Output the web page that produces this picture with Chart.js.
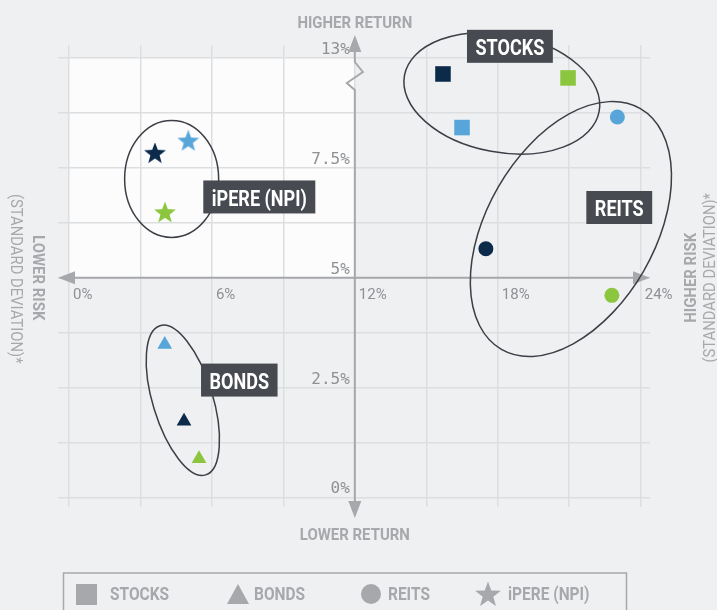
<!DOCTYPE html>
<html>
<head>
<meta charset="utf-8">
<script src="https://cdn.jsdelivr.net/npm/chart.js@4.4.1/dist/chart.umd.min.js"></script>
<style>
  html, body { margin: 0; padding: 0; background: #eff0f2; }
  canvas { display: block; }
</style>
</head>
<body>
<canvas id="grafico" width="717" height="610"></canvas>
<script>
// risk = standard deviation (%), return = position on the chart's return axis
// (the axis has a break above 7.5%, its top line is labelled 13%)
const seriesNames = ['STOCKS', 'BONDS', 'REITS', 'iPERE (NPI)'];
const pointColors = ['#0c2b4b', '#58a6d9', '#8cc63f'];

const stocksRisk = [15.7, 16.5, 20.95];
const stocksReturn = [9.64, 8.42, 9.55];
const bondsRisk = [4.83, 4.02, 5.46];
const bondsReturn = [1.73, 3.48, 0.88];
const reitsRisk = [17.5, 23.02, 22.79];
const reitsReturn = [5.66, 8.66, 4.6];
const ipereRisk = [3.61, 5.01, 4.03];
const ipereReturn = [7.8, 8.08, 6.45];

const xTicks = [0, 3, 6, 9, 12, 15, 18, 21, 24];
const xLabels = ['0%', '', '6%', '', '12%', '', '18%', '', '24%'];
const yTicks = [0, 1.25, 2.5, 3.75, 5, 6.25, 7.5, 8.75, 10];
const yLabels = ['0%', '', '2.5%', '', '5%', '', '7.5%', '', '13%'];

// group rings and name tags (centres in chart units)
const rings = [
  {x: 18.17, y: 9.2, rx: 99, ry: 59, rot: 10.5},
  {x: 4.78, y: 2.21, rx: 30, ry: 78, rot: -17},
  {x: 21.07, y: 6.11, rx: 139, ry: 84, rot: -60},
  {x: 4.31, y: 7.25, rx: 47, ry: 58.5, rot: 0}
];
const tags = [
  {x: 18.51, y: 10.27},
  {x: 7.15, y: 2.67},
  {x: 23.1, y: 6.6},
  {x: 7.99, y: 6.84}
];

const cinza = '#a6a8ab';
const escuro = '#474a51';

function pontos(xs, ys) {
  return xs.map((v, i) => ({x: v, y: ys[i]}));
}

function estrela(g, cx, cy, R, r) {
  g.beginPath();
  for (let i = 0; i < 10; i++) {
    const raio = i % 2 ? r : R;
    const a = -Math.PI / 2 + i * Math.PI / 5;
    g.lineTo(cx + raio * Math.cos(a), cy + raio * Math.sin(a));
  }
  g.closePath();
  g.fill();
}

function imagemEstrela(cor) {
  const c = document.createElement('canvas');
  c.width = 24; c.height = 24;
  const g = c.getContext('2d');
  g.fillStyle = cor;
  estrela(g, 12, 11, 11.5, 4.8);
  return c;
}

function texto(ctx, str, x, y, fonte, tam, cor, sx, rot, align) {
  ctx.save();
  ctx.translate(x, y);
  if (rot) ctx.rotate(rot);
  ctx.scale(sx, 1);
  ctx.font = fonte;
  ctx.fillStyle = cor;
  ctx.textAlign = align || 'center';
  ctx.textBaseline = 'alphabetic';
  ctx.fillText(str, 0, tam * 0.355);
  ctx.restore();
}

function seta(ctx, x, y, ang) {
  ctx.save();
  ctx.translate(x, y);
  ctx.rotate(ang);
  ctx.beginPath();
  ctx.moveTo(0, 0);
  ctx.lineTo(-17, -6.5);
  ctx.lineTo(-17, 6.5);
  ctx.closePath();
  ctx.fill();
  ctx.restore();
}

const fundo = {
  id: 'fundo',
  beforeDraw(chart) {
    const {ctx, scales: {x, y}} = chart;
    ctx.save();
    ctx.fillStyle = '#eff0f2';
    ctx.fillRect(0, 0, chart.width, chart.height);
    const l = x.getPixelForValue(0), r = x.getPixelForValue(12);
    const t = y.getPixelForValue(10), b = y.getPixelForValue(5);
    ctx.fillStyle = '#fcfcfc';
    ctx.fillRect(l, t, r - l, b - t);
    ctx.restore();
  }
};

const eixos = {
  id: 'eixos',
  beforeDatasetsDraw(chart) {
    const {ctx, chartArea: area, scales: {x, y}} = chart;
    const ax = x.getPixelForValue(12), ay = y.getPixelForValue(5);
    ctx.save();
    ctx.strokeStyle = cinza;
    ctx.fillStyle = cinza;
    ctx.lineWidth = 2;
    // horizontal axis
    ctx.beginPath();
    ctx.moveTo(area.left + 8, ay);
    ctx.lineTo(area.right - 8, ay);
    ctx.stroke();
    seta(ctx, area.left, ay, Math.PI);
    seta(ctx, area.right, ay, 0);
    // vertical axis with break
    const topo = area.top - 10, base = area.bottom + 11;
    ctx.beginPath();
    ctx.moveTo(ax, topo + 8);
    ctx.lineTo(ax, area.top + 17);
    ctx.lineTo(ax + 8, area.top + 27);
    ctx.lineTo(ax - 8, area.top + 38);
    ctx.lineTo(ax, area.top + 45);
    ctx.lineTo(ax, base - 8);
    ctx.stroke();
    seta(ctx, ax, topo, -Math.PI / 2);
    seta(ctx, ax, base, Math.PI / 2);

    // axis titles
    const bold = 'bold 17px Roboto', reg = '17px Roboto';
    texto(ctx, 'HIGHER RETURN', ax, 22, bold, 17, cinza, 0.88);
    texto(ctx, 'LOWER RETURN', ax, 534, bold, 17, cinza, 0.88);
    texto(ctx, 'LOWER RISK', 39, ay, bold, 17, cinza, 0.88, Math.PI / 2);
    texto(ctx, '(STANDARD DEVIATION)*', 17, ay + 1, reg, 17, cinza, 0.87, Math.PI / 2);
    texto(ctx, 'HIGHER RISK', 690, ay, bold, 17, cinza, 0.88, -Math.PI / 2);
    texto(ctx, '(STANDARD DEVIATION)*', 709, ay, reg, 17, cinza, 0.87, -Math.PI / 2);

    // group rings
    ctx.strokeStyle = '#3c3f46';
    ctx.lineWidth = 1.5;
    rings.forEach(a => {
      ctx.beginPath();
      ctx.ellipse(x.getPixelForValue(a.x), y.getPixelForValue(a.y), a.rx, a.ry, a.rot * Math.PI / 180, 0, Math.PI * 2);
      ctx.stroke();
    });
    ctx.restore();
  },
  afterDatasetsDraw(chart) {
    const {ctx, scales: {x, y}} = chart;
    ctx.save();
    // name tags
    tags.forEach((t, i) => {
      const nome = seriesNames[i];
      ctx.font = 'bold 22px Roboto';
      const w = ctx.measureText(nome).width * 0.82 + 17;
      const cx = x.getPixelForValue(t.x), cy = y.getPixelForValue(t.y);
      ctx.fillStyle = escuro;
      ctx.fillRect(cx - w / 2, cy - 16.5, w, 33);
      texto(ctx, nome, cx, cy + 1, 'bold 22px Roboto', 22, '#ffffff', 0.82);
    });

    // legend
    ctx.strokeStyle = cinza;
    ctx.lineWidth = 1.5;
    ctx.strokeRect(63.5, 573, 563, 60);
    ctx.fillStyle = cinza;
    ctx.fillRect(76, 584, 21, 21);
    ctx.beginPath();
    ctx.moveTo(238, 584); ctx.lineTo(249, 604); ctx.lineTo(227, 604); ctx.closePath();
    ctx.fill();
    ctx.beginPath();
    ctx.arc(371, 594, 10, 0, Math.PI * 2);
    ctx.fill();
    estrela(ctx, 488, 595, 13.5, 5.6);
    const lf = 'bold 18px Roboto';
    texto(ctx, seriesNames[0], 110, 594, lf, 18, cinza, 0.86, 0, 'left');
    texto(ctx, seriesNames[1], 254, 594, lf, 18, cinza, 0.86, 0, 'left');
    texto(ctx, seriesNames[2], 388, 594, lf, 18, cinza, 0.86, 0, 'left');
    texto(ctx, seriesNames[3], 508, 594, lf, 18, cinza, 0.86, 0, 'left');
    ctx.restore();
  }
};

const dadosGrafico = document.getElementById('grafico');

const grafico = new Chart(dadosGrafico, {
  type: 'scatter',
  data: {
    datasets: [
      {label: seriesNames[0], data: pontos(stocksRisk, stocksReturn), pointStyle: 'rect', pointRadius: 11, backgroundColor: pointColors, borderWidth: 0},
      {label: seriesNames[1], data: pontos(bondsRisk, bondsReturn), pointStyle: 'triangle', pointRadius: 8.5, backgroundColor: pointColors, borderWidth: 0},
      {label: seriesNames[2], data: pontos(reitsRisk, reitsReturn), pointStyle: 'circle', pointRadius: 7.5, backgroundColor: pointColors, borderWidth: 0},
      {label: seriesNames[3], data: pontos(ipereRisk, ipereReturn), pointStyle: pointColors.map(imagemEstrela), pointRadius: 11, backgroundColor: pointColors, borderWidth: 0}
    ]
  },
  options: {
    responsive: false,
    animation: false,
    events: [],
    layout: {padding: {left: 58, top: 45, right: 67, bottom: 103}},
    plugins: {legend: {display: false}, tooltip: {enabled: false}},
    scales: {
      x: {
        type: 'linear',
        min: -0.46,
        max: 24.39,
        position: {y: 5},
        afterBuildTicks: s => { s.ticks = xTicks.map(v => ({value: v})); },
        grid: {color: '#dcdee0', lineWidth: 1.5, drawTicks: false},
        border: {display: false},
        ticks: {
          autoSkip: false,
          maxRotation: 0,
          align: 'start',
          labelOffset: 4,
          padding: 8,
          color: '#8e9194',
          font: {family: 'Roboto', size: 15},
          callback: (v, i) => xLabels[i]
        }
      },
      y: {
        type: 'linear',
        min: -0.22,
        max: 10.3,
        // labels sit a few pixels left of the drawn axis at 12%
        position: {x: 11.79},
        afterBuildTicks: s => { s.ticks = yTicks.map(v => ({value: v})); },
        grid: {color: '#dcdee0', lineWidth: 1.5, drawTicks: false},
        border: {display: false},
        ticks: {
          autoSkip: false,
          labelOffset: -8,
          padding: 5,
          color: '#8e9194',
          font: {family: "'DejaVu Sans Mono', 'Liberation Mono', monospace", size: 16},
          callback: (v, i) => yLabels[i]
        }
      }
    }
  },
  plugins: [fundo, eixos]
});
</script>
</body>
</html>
══════
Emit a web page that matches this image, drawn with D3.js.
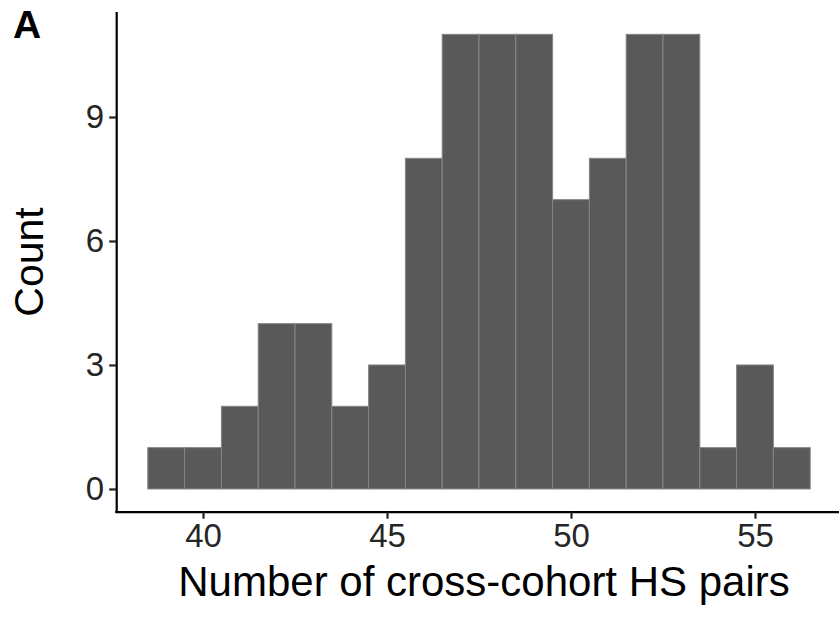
══════
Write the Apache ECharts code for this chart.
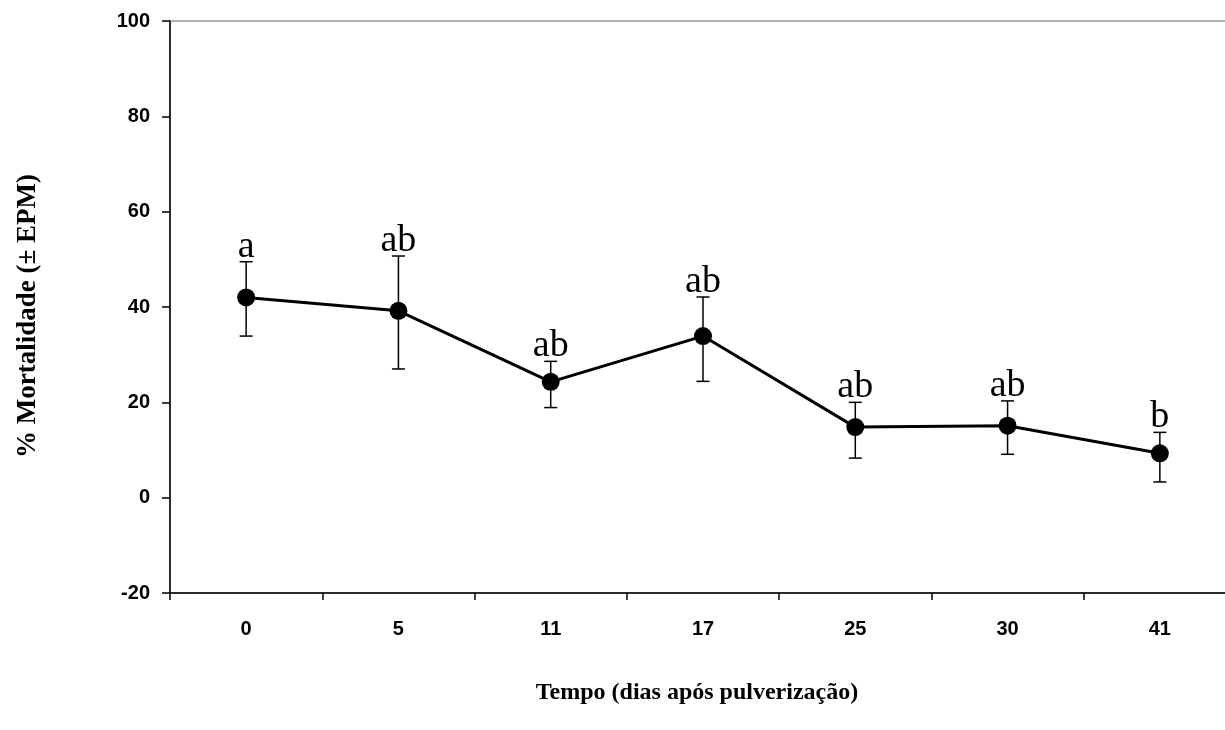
══════
INSTRUCTIONS FOR THE TASK
List all lines holding the string "page".

SOLUTION TO THIS TASK
Output the web page that produces this picture with Chart.js.
Emit a web page that matches this image, drawn with D3.js.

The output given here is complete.